I'm still trying to figure out why Empire State Development Corporation Executive Director Peter Davidson is going to China to flack for the Forest City Ratner/New York City Regional Center effort to raise $249 million from immigrant investors in exchange for green cards.

Davidson surely doesn't believe the effort would directly create nearly 7700 jobs.

And while there may be a document that asserts the investment would help create jobs indirectly or preserve them, we haven't seen the calculations.

It strains credulity to attach the railyard investment to the already-funded arena, or to claim that it ensures future jobs that would also depend on housing bonds.

"Agency capture"

Perhaps this is an example of the concept of "agency capture," which, as stated in the Encyclopedia of White-Collar and Corporate Crime, occurs when "regulatory agency officials with a pro-industry bias are appointed... and when various forms of inducement or influence, political or psychological, are evident."

The book Understanding Corporate Criminality adds this helpful gloss:
Wilson (1980) suggests agency capture will most likely occur where the regulatory issues at stake are crucial to the target industry, but not to opposing organized forces, or where such forces are absent.
It's quite crucial to the target industry--Forest City Ratner via its New York City Regional Center associate--to get no-cost or low-cost financing.

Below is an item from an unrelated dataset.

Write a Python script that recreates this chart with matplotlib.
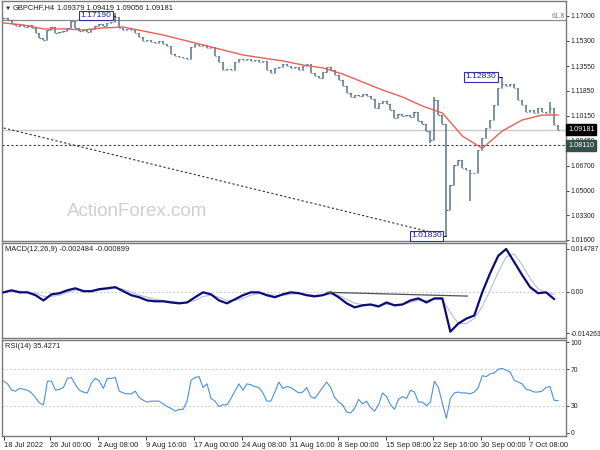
import numpy as np
import matplotlib
matplotlib.use('Agg')
import matplotlib.pyplot as plt

plt.rcParams['font.family'] = ['Liberation Sans', 'DejaVu Sans']

# closes, one bar per ~2.7 H4 bars
close = [
    1.1686, 1.1673, 1.1645, 1.1631, 1.1638, 1.1624, 1.1638, 1.1618, 1.1583, 1.1549,
    1.1535, 1.1604, 1.1624, 1.1583, 1.1590, 1.1597, 1.1618, 1.1666, 1.1618, 1.1597,
    1.1604, 1.1590, 1.1611, 1.1631, 1.1645, 1.1631, 1.1652, 1.1659, 1.1693, 1.1618,
    1.1604, 1.1611, 1.1604, 1.1583, 1.1556, 1.1528, 1.1535, 1.1521, 1.1514, 1.1528,
    1.1508, 1.1494, 1.1439, 1.1425, 1.1418, 1.1411, 1.1404, 1.1487, 1.1508, 1.1494,
    1.1501, 1.1480, 1.1487, 1.1425, 1.1384, 1.1329, 1.1336, 1.1329, 1.1384, 1.1404,
    1.1398, 1.1404, 1.1391, 1.1398, 1.1384, 1.1391, 1.1329, 1.1308, 1.1343, 1.1349,
    1.1370, 1.1356, 1.1343, 1.1349, 1.1329, 1.1356, 1.1370, 1.1308, 1.1288, 1.1274,
    1.1315, 1.1349, 1.1329, 1.1294, 1.1260, 1.1219, 1.1171, 1.1143, 1.1157, 1.1150,
    1.1164, 1.1150, 1.1129, 1.1068, 1.1102, 1.1116, 1.1095, 1.1054, 1.0999, 1.1026,
    1.1013, 1.1019, 1.1006, 1.1040, 1.0978, 1.0958, 1.0909, 1.0848, 1.1123, 1.1019,
    1.0958, 1.0366, 1.0538, 1.0676, 1.0710, 1.0655, 1.0641, 1.0621, 1.0621, 1.0779,
    1.0861, 1.0930, 1.0985, 1.1088, 1.1205, 1.1233, 1.1219, 1.1233, 1.1205, 1.1123,
    1.1088, 1.1040, 1.1054, 1.1033, 1.1068, 1.1040, 1.1033, 1.1068, 1.0951, 1.0918,
]
spike_high = {28: 1.1719, 108: 1.1145, 125: 1.1283, 137: 1.1110}
spike_low = {107: 1.0827, 111: 1.0183, 117: 1.0430}

# moving average, every 5th bar + last bar
ma = [
    1.1652, 1.1638, 1.1611, 1.1611, 1.1604, 1.1618, 1.1624, 1.1597, 1.1569, 1.1535,
    1.1501, 1.1466, 1.1432, 1.1411, 1.1391, 1.1363, 1.1343, 1.1301, 1.1246, 1.1191,
    1.1143, 1.1081, 1.1033, 1.0875, 1.0790, 1.0909, 1.0985, 1.1019, 1.1019,
]

# MACD(12,26,9), every 2nd bar
macd = [
    -0.0002, 0.0005, -0.0002, -0.0002, -0.0012, -0.0030, -0.0009, -0.0005, 0.0005, 0.0012,
    0.0002, 0.0002, 0.0009, 0.0012, 0.0016, 0.0002, -0.0012, -0.0019, -0.0030, -0.0033,
    -0.0033, -0.0037, -0.0040, -0.0037, -0.0019, -0.0002, -0.0009, -0.0030, -0.0040, -0.0026,
    -0.0012, -0.0002, -0.0002, -0.0012, -0.0019, -0.0009, -0.0002, -0.0005, -0.0012, -0.0016,
    -0.0012, -0.0002, -0.0019, -0.0040, -0.0054, -0.0047, -0.0044, -0.0051, -0.0037, -0.0047,
    -0.0044, -0.0030, -0.0023, -0.0037, -0.0023, -0.0023, -0.0138, -0.0110, -0.0093, -0.0082,
    -0.0002, 0.0065, 0.0124, 0.0148, 0.0103, 0.0058, 0.0016, -0.0005, -0.0002, -0.0025,
]
signal = [
    -0.0002, 0.0002, 0.0002, -0.0002, -0.0005, -0.0016, -0.0016, -0.0012, -0.0002, 0.0005,
    0.0005, 0.0002, 0.0005, 0.0009, 0.0012, 0.0009, -0.0002, -0.0012, -0.0019, -0.0026,
    -0.0030, -0.0033, -0.0037, -0.0037, -0.0030, -0.0016, -0.0012, -0.0019, -0.0030, -0.0030,
    -0.0023, -0.0012, -0.0005, -0.0009, -0.0012, -0.0012, -0.0009, -0.0005, -0.0009, -0.0012,
    -0.0012, -0.0009, -0.0012, -0.0026, -0.0040, -0.0044, -0.0044, -0.0047, -0.0044, -0.0044,
    -0.0044, -0.0037, -0.0030, -0.0030, -0.0026, -0.0026, -0.0072, -0.0110, -0.0110, -0.0093,
    -0.0051, 0.0005, 0.0068, 0.0121, 0.0131, 0.0093, 0.0047, 0.0009, -0.0002, -0.0009,
]

# RSI(14)
rsi = [
    57, 54, 47, 46, 49, 48, 47, 44, 39, 33,
    31, 57, 57, 47, 48, 50, 60, 61, 53, 47,
    45, 44, 55, 60, 57, 49, 60, 60, 61, 46,
    44, 43, 43, 46, 39, 36, 34, 35, 35, 35,
    32, 29, 27, 24, 26, 26, 35, 58, 61, 62,
    50, 54, 38, 35, 29, 31, 31, 38, 46, 54,
    47, 54, 53, 51, 50, 44, 35, 35, 45, 56,
    49, 51, 50, 47, 44, 45, 50, 40, 38, 44,
    50, 56, 50, 39, 34, 31, 23, 22, 27, 37,
    32, 35, 28, 24, 31, 44, 40, 31, 26, 37,
    40, 38, 47, 45, 34, 34, 30, 34, 57, 50,
    33, 16, 38, 44, 45, 44, 44, 43, 45, 50,
    63, 62, 65, 66, 70, 71, 69, 67, 58, 56,
    54, 48, 47, 45, 45, 46, 50, 51, 36, 35.4271,
]

price_ticks = [1.016, 1.033, 1.050, 1.067, 1.0845, 1.1015, 1.1185, 1.1355, 1.153, 1.170]
date_labels = ['18 Jul 2022', '26 Jul 00:00', '2 Aug 08:00', '9 Aug 16:00', '17 Aug 00:00',
               '24 Aug 08:00', '31 Aug 16:00', '8 Sep 00:00', '15 Sep 08:00',
               '22 Sep 16:00', '30 Sep 00:00', '7 Oct 08:00']

BAR = '#56758c'
FS = 5.4
YFS = 4.9
W, H = 600, 450


def px_rect(x0, y0, x1, y1):
    return [x0 / W, 1 - y1 / H, (x1 - x0) / W, (y1 - y0) / H]


fig = plt.figure(figsize=(6, 4.5), dpi=100, facecolor='white')
ax = fig.add_axes(px_rect(2, 1, 566, 241))
ax_macd = fig.add_axes(px_rect(2, 243, 566, 338), sharex=ax)
ax_rsi = fig.add_axes(px_rect(2, 340, 566, 436), sharex=ax)

for a in (ax, ax_macd, ax_rsi):
    for s in a.spines.values():
        s.set_color('#7a7a7a')
        s.set_linewidth(1.0)
    a.yaxis.tick_right()
    a.tick_params(axis='y', length=2.5, width=0.6, pad=1.0, labelsize=YFS, colors='#202020')
    a.tick_params(axis='x', bottom=False, labelbottom=False)

n = len(close)
x = np.arange(n)

# price bars
opens = [close[0]] + close[:-1]
hi = [max(o, c, spike_high.get(i, 0)) for i, (o, c) in enumerate(zip(opens, close))]
lo = [min(o, c, spike_low.get(i, 9)) for i, (o, c) in enumerate(zip(opens, close))]
ax.vlines(x, lo, hi, color=BAR, lw=1.1, zorder=3)
ax.hlines(opens, x - 0.3, x, color=BAR, lw=0.9, zorder=3)
ax.hlines(close, x, x + 0.3, color=BAR, lw=0.9, zorder=3)

ma_x = np.append(np.arange(0, n - 4, 5), n - 1)
ax.plot(ma_x, ma, color='#e8605a', lw=1.0, zorder=4)

ax.axhline(1.1673, color='#8c8c8c', lw=0.9, zorder=1)
ax.text(140.6, 1.1675, '61.8', ha='right', va='bottom', fontsize=YFS, color='#7a7a7a')
ax.axhline(1.09181, color='#c8c8c8', lw=1.0, zorder=1)
ax.axhline(1.0811, color='#404040', lw=0.8, ls=(0, (2, 2)), zorder=1)
ax.plot([0, 110], [1.0930, 1.0195], color='#303030', lw=0.8, ls=(0, (2, 2)), zorder=2)

fig.text(137 / W, 1 - 211 / H, 'ActionForex.com', fontsize=13.5, color='#cfcfcf',
         ha='center', va='center')

# high / low labels
box = dict(boxstyle='square,pad=0.15', fc='white', ec='#3030a0', lw=0.8)
for xi, yi, txt, xe in [(23.2, 1.1703, '1.17190', 28), (119.7, 1.1281, '1.12830', 125),
                        (106.0, 1.0188, '1.01830', 111)]:
    ax.plot([xi + 4, xe], [yi, yi], color='#303030', lw=0.8, zorder=5)
    ax.text(xi, yi, txt, ha='center', va='center', fontsize=6.1, color='#2020a0',
            bbox=box, zorder=6)

ax.set_ylim(1.0153, 1.1803)
ax.set_xlim(-0.4, 141)
ax.set_yticks(price_ticks)
ax.set_yticklabels(['%.5f' % v for v in price_ticks])

for val, txt, fc in [(1.09181, '1.09181', '#000000'), (1.0811, '1.08110', '#34504c')]:
    ax.text(141.5, val, txt, ha='left', va='center', fontsize=YFS + 0.3, color='white',
            bbox=dict(boxstyle='square,pad=0.25', fc=fc, ec=fc), clip_on=False, zorder=10)

# MACD
idx2 = np.arange(0, n, 2)[:len(macd)]
ax_macd.axhline(0, color='#c0c0c0', lw=0.8, ls=(0, (1.5, 2)))
ax_macd.plot(idx2, signal, color='#b8bcd8', lw=0.8, zorder=2)
ax_macd.plot(idx2, macd, color='#0c0c78', lw=1.6, zorder=3)
ax_macd.plot([81.25, 116.25], [-0.0002, -0.0015], color='#505050', lw=0.9, zorder=4)
ax_macd.set_ylim(-0.01599, 0.01686)
ax_macd.set_yticks([-0.014263, 0, 0.014787])
ax_macd.set_yticklabels(['-0.014263', '0.00', '0.014787'])
ax_macd.text(0.006, 0.965, 'MACD(12,26,9) -0.002484 -0.000899', transform=ax_macd.transAxes,
             fontsize=FS, color='#202020', va='top')

# RSI
for lvl in (30, 70):
    ax_rsi.axhline(lvl, color='#d0c8c4', lw=0.8, ls=(0, (1.5, 2)))
ax_rsi.plot(x, rsi, color='#4a90e2', lw=0.8)
ax_rsi.set_ylim(-3.3, 102.2)
ax_rsi.set_yticks([0, 30, 70, 100])
ax_rsi.set_yticklabels(['0', '30', '70', '100'])
ax_rsi.text(0.006, 0.965, 'RSI(14) 35.4271', transform=ax_rsi.transAxes,
            fontsize=FS, color='#202020', va='top')

date_pos = [0] + [11.75 + 12 * k for k in range(len(date_labels) - 1)]
ax_rsi.tick_params(axis='x', bottom=True, labelbottom=True, length=3, width=0.6,
                   pad=1.5, labelsize=FS, colors='#202020')
ax_rsi.set_xticks(date_pos)
ax_rsi.set_xticklabels(date_labels, ha='left')

# title line
fig.text(5 / W, 1 - 8 / H, '\u25bc', fontsize=4.5, color='#202020', va='center')
fig.text(13 / W, 1 - 8 / H, 'GBPCHF,H4', fontsize=FS, color='#202020', va='center')
fig.text(57 / W, 1 - 8 / H, '1.09379 1.09419 1.09056 1.09181', fontsize=FS,
         color='#202020', va='center')

fig.savefig('out.png', dpi=100, facecolor='white')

But few people--and even fewer public officials, it seems--think it's crucial to keep the Empire State Development Corporation honest and aboveboard in its transactions. There's no constituency for that.

A hostage situation?

Another way to look at it: Forest City Ratner has the state over a barrel--remember the Beekman Tower renegotiation with unions?--and the state will do what it takes to make sure the project moves forward and delivers some of the promised benefits.

One way to do that, of course, would be to write contractual terms that truly enforce deadlines. But the Development Agreement is quite gentle, for example imposing penalties only if the third tower (of 16 planned) isn't started in ten years.

So if there are no sticks, there must be carrots. The ESDC doesn't have any more money to give Forest City Ratner. But it will apparently do what it takes to help the developer get money from green card-seeking Chinese millionaires.

A warning

Noticing New York blogger Michael D.D. White offers a warning:
(*Having just come from seeing Inside Job the documentary dissecting the recent U.S. financial crisis, we note that its prologue informs you that one of the last roles performed by Icelandic government officials before that country’s major economic crisis was to travel abroad shilling for the banks that ushered in the their economy’s ruin.)